« Paraiso » : Un éprouvant voyage au fond de l’horreur

Suehiro Maruo, le maître de l’ero guro – l’association du gore et de l’érotisme – nous plonge dans les horreurs de la guerre, pas celles du front, mais celles, plus terribles encore, de l’arrière.

Paraiso - Suehiro Maruo
© 2023 Casterman

« Paraiso » signifie paradis en espagnol. De paradis, il en sera peu question dans cet album malgré une couverture où d’angéliques enfants jouent avec un crucifix dans les ruines de ce qui pourrait être un théâtre. Au contraire, Suehiro Maruo ne nous épargne pas. Il fouaille la noirceur humaine et expose son infamie. Si Maruo joue depuis longtemps avec notre fascination pour l’horreur, cette horreur-là n’est pas gratuite, elle est liée à la guerre. Jadis, Jérôme Bosch et Francisco de Goya l’ont décrite. Toutes plus ou moins liées, les cinq histoires, nous projettent à la fin de la Seconde Guerre mondiale à Nagasaki, dans un Japon dévasté, humilié et occupé, puis en Pologne, dans un camp d’extermination allemand. Si cette époque a peu été traitée, elle nous a valu deux chefs d’œuvre nippons, l’extraordinaire Tombeau des lucioles d’Isao Takahata et le plus récent, et plus amusant, Sengo de Sansuke Yamada.
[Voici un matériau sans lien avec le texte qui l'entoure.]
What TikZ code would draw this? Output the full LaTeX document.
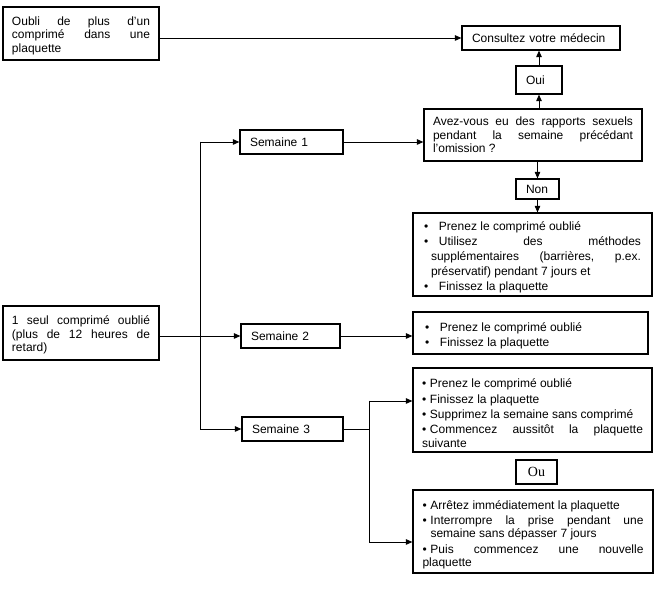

Paraiso - Suehiro MaruoLes héros de Paraiso sont de jeunes orphelins meurtris, une pauvre femme ayant tout perdu et deux prêtres catholiques. Le premier est un religieux déchu, tyrannique et pédophile. Le second est un personnage historique, le père franciscain Maximilien Kolbe, qui donnera sa vie pour sauver un père de famille, en mourant, à sa place, de faim et de soif.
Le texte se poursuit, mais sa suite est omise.